### AIM OF THE TASK
The records below must be output exactly, without pictures.

### EXTRACTED INFORMATION
━━━━━━━━━━━━━━━━

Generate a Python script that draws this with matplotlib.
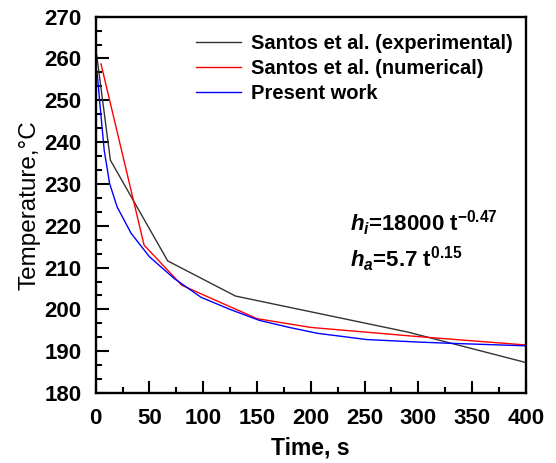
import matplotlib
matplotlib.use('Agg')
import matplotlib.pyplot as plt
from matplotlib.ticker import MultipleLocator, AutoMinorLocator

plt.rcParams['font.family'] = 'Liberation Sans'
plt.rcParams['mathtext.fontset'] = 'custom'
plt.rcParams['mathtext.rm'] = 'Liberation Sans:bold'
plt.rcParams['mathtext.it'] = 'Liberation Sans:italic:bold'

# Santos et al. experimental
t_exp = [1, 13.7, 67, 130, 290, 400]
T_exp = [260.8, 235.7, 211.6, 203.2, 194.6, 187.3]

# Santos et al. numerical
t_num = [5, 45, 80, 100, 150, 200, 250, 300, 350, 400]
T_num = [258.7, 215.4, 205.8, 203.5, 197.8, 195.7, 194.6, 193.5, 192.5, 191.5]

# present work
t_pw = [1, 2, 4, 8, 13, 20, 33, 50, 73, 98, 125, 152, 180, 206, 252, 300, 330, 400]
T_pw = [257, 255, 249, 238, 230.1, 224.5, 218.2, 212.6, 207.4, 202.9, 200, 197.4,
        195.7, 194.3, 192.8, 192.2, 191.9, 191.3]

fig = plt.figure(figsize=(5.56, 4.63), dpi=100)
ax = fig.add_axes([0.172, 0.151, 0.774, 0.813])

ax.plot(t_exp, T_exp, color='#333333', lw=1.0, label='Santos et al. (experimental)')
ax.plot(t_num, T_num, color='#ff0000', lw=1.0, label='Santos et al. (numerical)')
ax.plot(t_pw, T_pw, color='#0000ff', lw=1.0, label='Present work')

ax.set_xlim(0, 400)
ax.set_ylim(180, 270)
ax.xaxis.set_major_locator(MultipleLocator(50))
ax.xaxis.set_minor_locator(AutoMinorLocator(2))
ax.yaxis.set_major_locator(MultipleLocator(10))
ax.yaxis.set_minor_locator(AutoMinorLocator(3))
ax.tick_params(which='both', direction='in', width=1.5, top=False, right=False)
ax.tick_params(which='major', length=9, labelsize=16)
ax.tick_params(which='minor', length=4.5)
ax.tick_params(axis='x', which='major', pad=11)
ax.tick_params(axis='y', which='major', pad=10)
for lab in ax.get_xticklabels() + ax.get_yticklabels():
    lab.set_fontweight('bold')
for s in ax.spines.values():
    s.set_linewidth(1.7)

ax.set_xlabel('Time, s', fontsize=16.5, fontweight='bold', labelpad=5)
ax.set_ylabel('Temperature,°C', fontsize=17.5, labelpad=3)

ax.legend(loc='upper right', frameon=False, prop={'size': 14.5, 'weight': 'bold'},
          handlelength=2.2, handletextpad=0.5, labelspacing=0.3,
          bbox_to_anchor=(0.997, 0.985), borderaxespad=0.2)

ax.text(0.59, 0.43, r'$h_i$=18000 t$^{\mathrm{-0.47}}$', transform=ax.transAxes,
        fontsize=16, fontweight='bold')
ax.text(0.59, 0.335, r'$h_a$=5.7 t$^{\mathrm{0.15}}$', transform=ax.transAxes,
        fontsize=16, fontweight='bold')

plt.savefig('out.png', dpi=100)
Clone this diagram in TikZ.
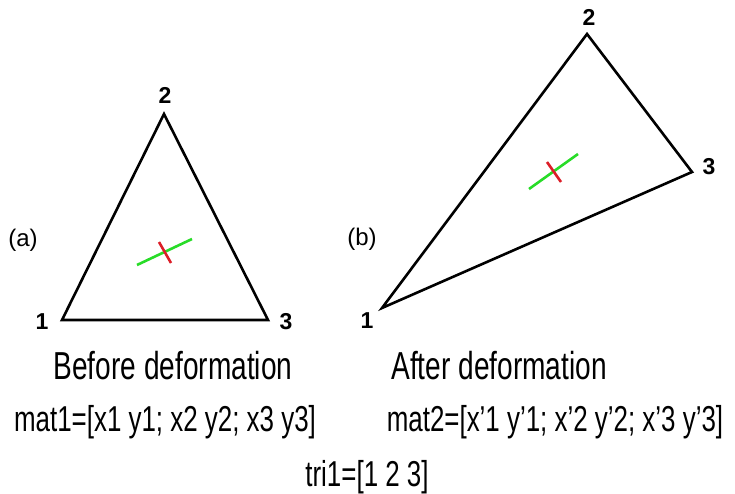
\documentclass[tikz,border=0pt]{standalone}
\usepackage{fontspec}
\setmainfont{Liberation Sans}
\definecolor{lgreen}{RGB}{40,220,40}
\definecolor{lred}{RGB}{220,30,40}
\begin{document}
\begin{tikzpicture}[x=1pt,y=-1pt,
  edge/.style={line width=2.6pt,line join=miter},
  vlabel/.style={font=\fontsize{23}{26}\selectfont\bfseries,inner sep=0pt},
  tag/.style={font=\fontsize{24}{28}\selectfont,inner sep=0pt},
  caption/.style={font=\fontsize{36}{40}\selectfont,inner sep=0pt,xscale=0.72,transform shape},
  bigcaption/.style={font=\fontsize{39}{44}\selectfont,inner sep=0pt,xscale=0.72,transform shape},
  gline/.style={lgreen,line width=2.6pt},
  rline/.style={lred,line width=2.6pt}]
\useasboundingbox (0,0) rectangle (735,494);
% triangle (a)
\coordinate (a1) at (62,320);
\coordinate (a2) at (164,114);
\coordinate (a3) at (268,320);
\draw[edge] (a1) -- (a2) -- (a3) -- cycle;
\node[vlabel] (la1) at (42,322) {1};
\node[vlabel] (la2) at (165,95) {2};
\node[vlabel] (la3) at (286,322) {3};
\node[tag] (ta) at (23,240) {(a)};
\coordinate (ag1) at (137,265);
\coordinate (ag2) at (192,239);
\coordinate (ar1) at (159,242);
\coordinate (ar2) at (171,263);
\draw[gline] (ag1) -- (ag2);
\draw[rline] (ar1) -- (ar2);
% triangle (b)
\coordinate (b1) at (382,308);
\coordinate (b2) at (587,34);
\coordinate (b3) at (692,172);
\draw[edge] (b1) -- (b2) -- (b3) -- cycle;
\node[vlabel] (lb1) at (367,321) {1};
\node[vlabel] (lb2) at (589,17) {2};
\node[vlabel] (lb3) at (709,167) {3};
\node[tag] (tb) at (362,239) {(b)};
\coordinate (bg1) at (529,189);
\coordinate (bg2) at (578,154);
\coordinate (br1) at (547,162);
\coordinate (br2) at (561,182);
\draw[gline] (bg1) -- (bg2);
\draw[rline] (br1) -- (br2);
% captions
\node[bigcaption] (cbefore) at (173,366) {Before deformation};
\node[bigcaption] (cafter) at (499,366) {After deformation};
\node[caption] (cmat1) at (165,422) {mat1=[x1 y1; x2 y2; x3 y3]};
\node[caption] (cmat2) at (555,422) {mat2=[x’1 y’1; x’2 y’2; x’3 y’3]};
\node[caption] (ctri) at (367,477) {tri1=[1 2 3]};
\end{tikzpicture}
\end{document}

━━━━━━━━━━━━━━━━

### ANSWER TO THE TASK
Generate a Python script that draws this with matplotlib.
import matplotlib
matplotlib.use('Agg')
import matplotlib.pyplot as plt
from matplotlib.ticker import MultipleLocator, AutoMinorLocator

plt.rcParams['font.family'] = 'Liberation Sans'
plt.rcParams['mathtext.fontset'] = 'custom'
plt.rcParams['mathtext.rm'] = 'Liberation Sans:bold'
plt.rcParams['mathtext.it'] = 'Liberation Sans:italic:bold'

# Santos et al. experimental
t_exp = [1, 13.7, 67, 130, 290, 400]
T_exp = [260.8, 235.7, 211.6, 203.2, 194.6, 187.3]

# Santos et al. numerical
t_num = [5, 45, 80, 100, 150, 200, 250, 300, 350, 400]
T_num = [258.7, 215.4, 205.8, 203.5, 197.8, 195.7, 194.6, 193.5, 192.5, 191.5]

# present work
t_pw = [1, 2, 4, 8, 13, 20, 33, 50, 73, 98, 125, 152, 180, 206, 252, 300, 330, 400]
T_pw = [257, 255, 249, 238, 230.1, 224.5, 218.2, 212.6, 207.4, 202.9, 200, 197.4,
        195.7, 194.3, 192.8, 192.2, 191.9, 191.3]

fig = plt.figure(figsize=(5.56, 4.63), dpi=100)
ax = fig.add_axes([0.172, 0.151, 0.774, 0.813])

ax.plot(t_exp, T_exp, color='#333333', lw=1.0, label='Santos et al. (experimental)')
ax.plot(t_num, T_num, color='#ff0000', lw=1.0, label='Santos et al. (numerical)')
ax.plot(t_pw, T_pw, color='#0000ff', lw=1.0, label='Present work')

ax.set_xlim(0, 400)
ax.set_ylim(180, 270)
ax.xaxis.set_major_locator(MultipleLocator(50))
ax.xaxis.set_minor_locator(AutoMinorLocator(2))
ax.yaxis.set_major_locator(MultipleLocator(10))
ax.yaxis.set_minor_locator(AutoMinorLocator(3))
ax.tick_params(which='both', direction='in', width=1.5, top=False, right=False)
ax.tick_params(which='major', length=9, labelsize=16)
ax.tick_params(which='minor', length=4.5)
ax.tick_params(axis='x', which='major', pad=11)
ax.tick_params(axis='y', which='major', pad=10)
for lab in ax.get_xticklabels() + ax.get_yticklabels():
    lab.set_fontweight('bold')
for s in ax.spines.values():
    s.set_linewidth(1.7)

ax.set_xlabel('Time, s', fontsize=16.5, fontweight='bold', labelpad=5)
ax.set_ylabel('Temperature,°C', fontsize=17.5, labelpad=3)

ax.legend(loc='upper right', frameon=False, prop={'size': 14.5, 'weight': 'bold'},
          handlelength=2.2, handletextpad=0.5, labelspacing=0.3,
          bbox_to_anchor=(0.997, 0.985), borderaxespad=0.2)

ax.text(0.59, 0.43, r'$h_i$=18000 t$^{\mathrm{-0.47}}$', transform=ax.transAxes,
        fontsize=16, fontweight='bold')
ax.text(0.59, 0.335, r'$h_a$=5.7 t$^{\mathrm{0.15}}$', transform=ax.transAxes,
        fontsize=16, fontweight='bold')

plt.savefig('out.png', dpi=100)
Clone this diagram in TikZ.
\documentclass[tikz,border=0pt]{standalone}
\usepackage{fontspec}
\setmainfont{Liberation Sans}
\definecolor{lgreen}{RGB}{40,220,40}
\definecolor{lred}{RGB}{220,30,40}
\begin{document}
\begin{tikzpicture}[x=1pt,y=-1pt,
  edge/.style={line width=2.6pt,line join=miter},
  vlabel/.style={font=\fontsize{23}{26}\selectfont\bfseries,inner sep=0pt},
  tag/.style={font=\fontsize{24}{28}\selectfont,inner sep=0pt},
  caption/.style={font=\fontsize{36}{40}\selectfont,inner sep=0pt,xscale=0.72,transform shape},
  bigcaption/.style={font=\fontsize{39}{44}\selectfont,inner sep=0pt,xscale=0.72,transform shape},
  gline/.style={lgreen,line width=2.6pt},
  rline/.style={lred,line width=2.6pt}]
\useasboundingbox (0,0) rectangle (735,494);
% triangle (a)
\coordinate (a1) at (62,320);
\coordinate (a2) at (164,114);
\coordinate (a3) at (268,320);
\draw[edge] (a1) -- (a2) -- (a3) -- cycle;
\node[vlabel] (la1) at (42,322) {1};
\node[vlabel] (la2) at (165,95) {2};
\node[vlabel] (la3) at (286,322) {3};
\node[tag] (ta) at (23,240) {(a)};
\coordinate (ag1) at (137,265);
\coordinate (ag2) at (192,239);
\coordinate (ar1) at (159,242);
\coordinate (ar2) at (171,263);
\draw[gline] (ag1) -- (ag2);
\draw[rline] (ar1) -- (ar2);
% triangle (b)
\coordinate (b1) at (382,308);
\coordinate (b2) at (587,34);
\coordinate (b3) at (692,172);
\draw[edge] (b1) -- (b2) -- (b3) -- cycle;
\node[vlabel] (lb1) at (367,321) {1};
\node[vlabel] (lb2) at (589,17) {2};
\node[vlabel] (lb3) at (709,167) {3};
\node[tag] (tb) at (362,239) {(b)};
\coordinate (bg1) at (529,189);
\coordinate (bg2) at (578,154);
\coordinate (br1) at (547,162);
\coordinate (br2) at (561,182);
\draw[gline] (bg1) -- (bg2);
\draw[rline] (br1) -- (br2);
% captions
\node[bigcaption] (cbefore) at (173,366) {Before deformation};
\node[bigcaption] (cafter) at (499,366) {After deformation};
\node[caption] (cmat1) at (165,422) {mat1=[x1 y1; x2 y2; x3 y3]};
\node[caption] (cmat2) at (555,422) {mat2=[x’1 y’1; x’2 y’2; x’3 y’3]};
\node[caption] (ctri) at (367,477) {tri1=[1 2 3]};
\end{tikzpicture}
\end{document}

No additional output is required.